- To be done:
Return, without pictures, the lines from the start of the data through the one that contains "from bokeh.resources import INLINE".

____

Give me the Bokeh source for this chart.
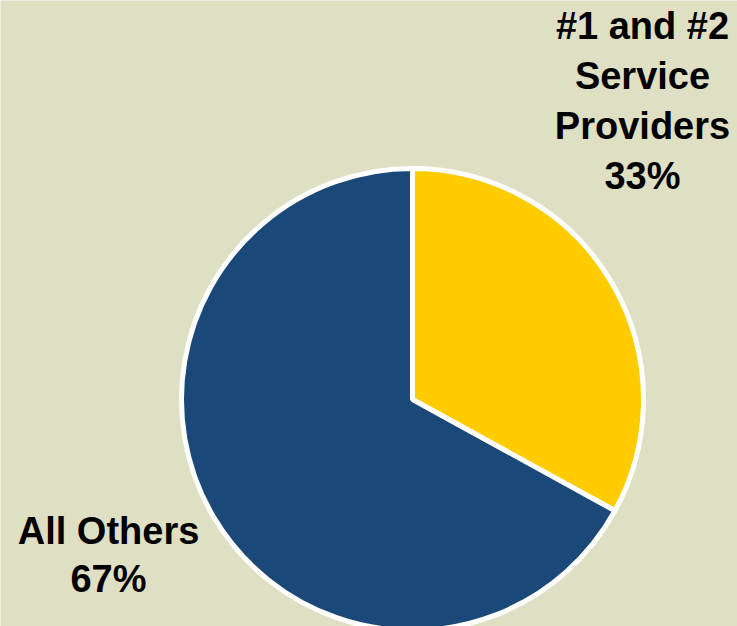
import math
from bokeh.plotting import figure
from bokeh.models import Range1d, ColumnDataSource
from bokeh.core.properties import value
from bokeh.embed import file_html
from bokeh.resources import INLINE

# Data
categories = ["#1 and #2 Service Providers", "All Others"]
shares = [33, 67]
label_lines = [["#1 and #2", "Service", "Providers", "33%"], ["All Others", "67%"]]
colors = ["#FFCC00", "#1A4878"]

W, H = 737, 626
p = figure(width=W, height=H, output_backend="svg", toolbar_location=None,
           x_range=Range1d(0, W), y_range=Range1d(0, H), min_border=0)
p.axis.visible = False
p.grid.visible = False
p.outline_line_color = None
p.background_fill_color = "#DFDFC3"
p.border_fill_color = "#DFDFC3"

total = sum(shares)
starts, ends = [], []
a = math.pi / 2
for s in shares:
    starts.append(a)
    a -= 2 * math.pi * s / total
    ends.append(a)

cx, cy, r = 412, H - 399, 231
src = ColumnDataSource(dict(start=starts, end=ends, color=colors, name=categories))
p.wedge(x=cx, y=cy, radius=r, radius_units="screen", start_angle="start", end_angle="end",
        direction="clock", fill_color="color", line_color="white", line_width=5, source=src)

# labels
positions = [(642, 25, 50), (108, 530, 48)]
xs, ys, ts = [], [], []
for lines, (lx, ly, step) in zip(label_lines, positions):
    for i, t in enumerate(lines):
        xs.append(lx)
        ys.append(H - (ly + i * step))
        ts.append(t)
p.text(x=xs, y=ys, text=ts, text_align="center", text_baseline="alphabetic",
       text_font=value("Liberation Sans"), text_font_style="bold", text_font_size="38px",
       text_color="black")

open("out.html", "w").write(file_html(p, INLINE))
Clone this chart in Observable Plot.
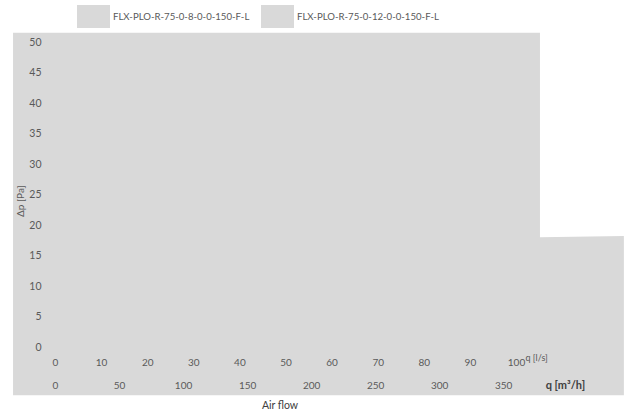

____

- Final answer:
Give me the Bokeh source for this chart.
import math
from bokeh.plotting import figure
from bokeh.models import Range1d, ColumnDataSource
from bokeh.core.properties import value
from bokeh.embed import file_html
from bokeh.resources import INLINE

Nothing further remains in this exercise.